Inclusion of LRBAs in Total Superannuation Balance

The draft legislation introduces a new concept of an LRBA amount which only applies to SMSFs and small APRA funds. Where the fund has an outstanding borrowing and the asset secured against that borrowing is, at least partially, supporting a member’s interest in the fund, the proportion of the LRBA attributable to that member is equivalent to their proportion of all the benefits supported by that asset.

Where the fund is using the proportionate (unsegregated) method, the proportion of the LRBA attributable to the member will be equivalent to their proportion of all the benefits within the fund.  The following example illustrates this impact.

Don and Marie are the only members of their SMSF. The value of Don’s superannuation interests in the fund is $1 million. The value of Marie’s superannuation interests are $2 million. Together their $3 million is held in cash.

The SMSF acquires a $2 million property using $1 million cash and borrows the additional $1 million using an LRBA. The fund now has a property worth $2 million and remaining cash of $2 million.

Don’s member benefits remain at $1 million of the $3 million total (net) member benefits. As his interests are one-third of the total interests in the fund, he will need to add one-third of the value of the LRBA ($333,333) to his member benefits to determine his total superannuation balance ($1,333,333).

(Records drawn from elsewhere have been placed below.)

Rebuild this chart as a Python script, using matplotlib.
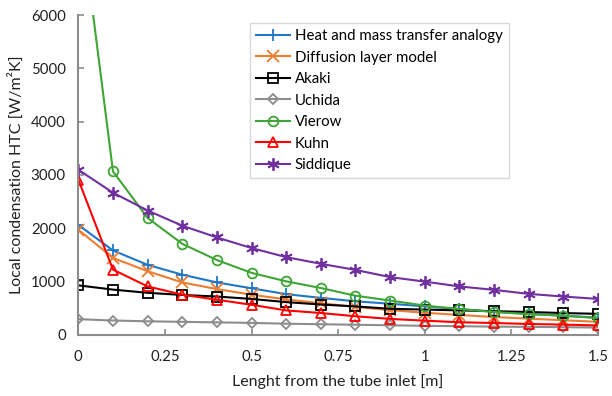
import numpy as np
import matplotlib
matplotlib.use('Agg')
import matplotlib.pyplot as plt

plt.rcParams['font.family'] = ['Lato', 'DejaVu Sans']

length = [0, 0.1, 0.2, 0.3, 0.4, 0.5, 0.6, 0.7, 0.8, 0.9, 1.0, 1.1, 1.2, 1.3, 1.4, 1.5]

heat_mass = [2060, 1580, 1310, 1125, 980, 870, 760, 690, 625, 580, 530, 480, 430, 390, 355, 320]
diffusion = [1970, 1440, 1190, 980, 855, 750, 660, 590, 520, 460, 410, 370, 330, 300, 270, 240]
akaki = [925, 845, 785, 745, 715, 670, 610, 565, 530, 485, 470, 455, 440, 425, 405, 390]
uchida = [290, 265, 250, 240, 230, 220, 205, 195, 185, 175, 165, 158, 150, 145, 140, 132]
vierow = [8200, 3065, 2190, 1705, 1400, 1160, 1000, 875, 730, 640, 545, 480, 425, 385, 355, 310]
kuhn = [2910, 1220, 905, 750, 655, 560, 455, 405, 345, 295, 262, 232, 218, 200, 188, 172]
siddique = [3095, 2665, 2330, 2045, 1825, 1625, 1455, 1330, 1215, 1080, 995, 905, 840, 765, 715, 670]

series = [
    ('Heat and mass transfer analogy', heat_mass, '#1F77C8', '+'),
    ('Diffusion layer model', diffusion, '#ED7D31', 'x'),
    ('Akaki', akaki, '#000000', 's'),
    ('Uchida', uchida, '#8C8C8C', 'D'),
    ('Vierow', vierow, '#3FA535', 'o'),
    ('Kuhn', kuhn, '#FF0000', '^'),
    ('Siddique', siddique, '#7030A0', (6, 2, 0)),
]

fig = plt.figure(figsize=(6.12, 3.96), dpi=100)
ax = fig.add_axes([0.128, 0.155, 0.849, 0.807])

for name, vals, color, marker in series:
    ms = 9 if marker in ('+', 'x', (6, 2, 0)) else 7
    if marker == 'D':
        ms = 5.5
    ax.plot(length, vals, color=color, marker=marker, markersize=ms,
            markerfacecolor='none', markeredgecolor=color, markeredgewidth=1.3,
            linewidth=1.5, label=name)

ax.set_xlim(0, 1.5)
ax.set_ylim(0, 6000)
ax.set_xticks([0, 0.25, 0.5, 0.75, 1, 1.25, 1.5])
ax.set_xticklabels(['0', '0.25', '0.5', '0.75', '1', '1.25', '1.5'])
ax.set_yticks(range(0, 6001, 1000))

for side in ['top', 'right']:
    ax.spines[side].set_visible(False)
for side in ['left', 'bottom']:
    ax.spines[side].set_color('#8C8C8C')
    ax.spines[side].set_linewidth(1.5)
ax.tick_params(direction='in', color='#8C8C8C', width=1.2, length=4,
               labelsize=10.8, labelcolor='#222222')
ax.tick_params(axis='x', pad=11)
ax.tick_params(axis='y', pad=9)

ax.set_xlabel('Lenght from the tube inlet [m]', fontsize=11.5, color='#222222', labelpad=7)
ax.set_ylabel('Local condensation HTC [W/m²K]', fontsize=11.5, color='#222222', labelpad=5)

leg = ax.legend(loc='upper left', bbox_to_anchor=(0.33, 0.975), fontsize=10.8,
                frameon=True, fancybox=False, handlelength=2.3, handletextpad=0.3,
                labelspacing=0.5, borderpad=0.4, borderaxespad=0)
leg.get_frame().set_edgecolor('#D0D0D0')
leg.get_frame().set_linewidth(1.0)

fig.savefig('out.png', dpi=100)
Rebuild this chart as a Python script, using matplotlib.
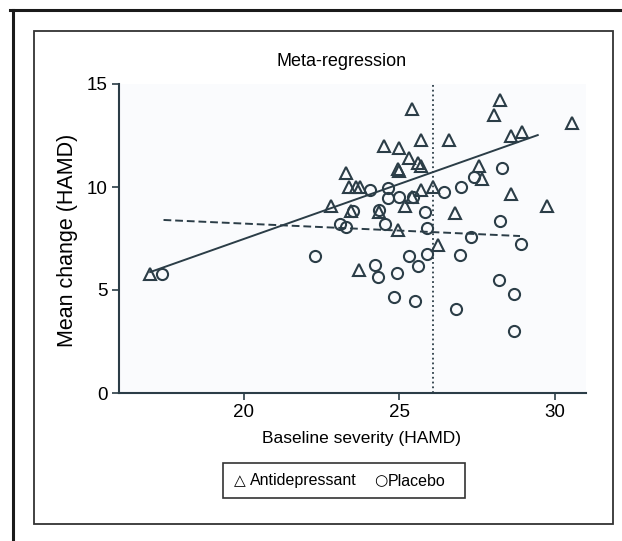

If Don’s benefits were in pension phase, his personal transfer balance amount would remain at $1 million. The LRBA amount does not affect the calculation for the Transfer Balance Cap

To illustrate a greater impact, if in the example above, Don and Marie both had member balances of $1.5 million (ie 50% each).  The LRBA amount attributable to each of them would actually be $500,000 (ie 50% each of the $1 million LRBA).  As a result of this, they would each now be deemed to have a total superannuation balance of $2 million.  This change is significant as without the inclusion of the LRBA amount, both Don and Marie would have been eligible to still make a non-concessional contribution of $100,000 each.  With the inclusion of the LRBA amount, they are now both ineligible to make this contribution,

Transfer balance credits for certain LRBA repayments

The second measure outlined in the consultation paper was to create a transfer balance credit where an LRBA repayment is made from an accumulation interest for the benefit of a retirement interest. Not all repayments will result in a credit as where the repayment is made from the cash flow of the asset acquired with the borrowing, there will not be any advantage to the retirement interest. In other words, those repayments do not result in an increase in the value of the retirement interest.

To illustrate the impact of this proposed change, consider the following example:

Jane is 65, the only member of her SMSF and she has benefits of $3 million which are held in cash.

After 1 July 2017, Jane’s SMSF acquires a $2 million property using $500,000 cash and borrows the remaining $1.5 million.

After the acquisition, she commences an account-based pension with $500,000 of her benefits. She segregates the fund (for asset allocation purposes) and the property and loan are segregated to supporting the pension. She receives a transfer balance credit of $500,000.

The monthly repayments on the loan are $10,000, half of which comes from the rental income. The remainder is paid from the cash supporting the accumulation interest. As each repayment funded from accumulation has the effect of increasing the value of the retirement interest, she receives a transfer balance credit of $5,000 each month. 

Adviser considerations

The first point to note is that that these measures are just proposals at this stage and it is important not to make changes based on what could be significantly different from what is implemented, if it at all.  Also, the changes only relate to new borrowings from 1 July 2017, so existing arrangements are not impacted.  This is important as it means the correct planning and advice can be given in advance of the relevant loan.

The total superannuation balance is used for determining whether an individual can make non-concessional contributions or not, however the date the balance is tested against the $1.6 million threshold is on 30 June of the previous year. As such, if you are putting in place an LRBA which will bring the total superannuation balance for that member over $1.6 million, you can still make non-concessional contributions to super during the year the LRBA is put in place, subject to the other caps.

This is particularly important where there is an in-specie transfer of business real property and the members are claiming the small business concessions. In these cases, you may wish to make non-concessional, concessional and CGT cap contributions at various times around the time of the acquisition.

As long as the contributions are made in the same year, the inclusion of the LRBA amount in the total superannuation balance will not hinder the ability to make non-concessional contributions.

However, from 1 July of the following year the member’s ability to get extra funds into super will be restricted and therefore, it is more important than ever to ensure that the fund can remain liquid in the event of a variety of contingencies.

The second measure ensures the integrity of the transfer balance cap system. While the outcome for Jane in the example above is explainable, it is likely that she, or her fund administrator, would have to report back to the ATO each month that there has been a transfer balance credit.

It would be possible to negate the impact of these provisions by ensuring that the repayments are made only from the income from the assets acquired with the borrowing and other cash relating to the retirement interest, but it will aid administrative complexity.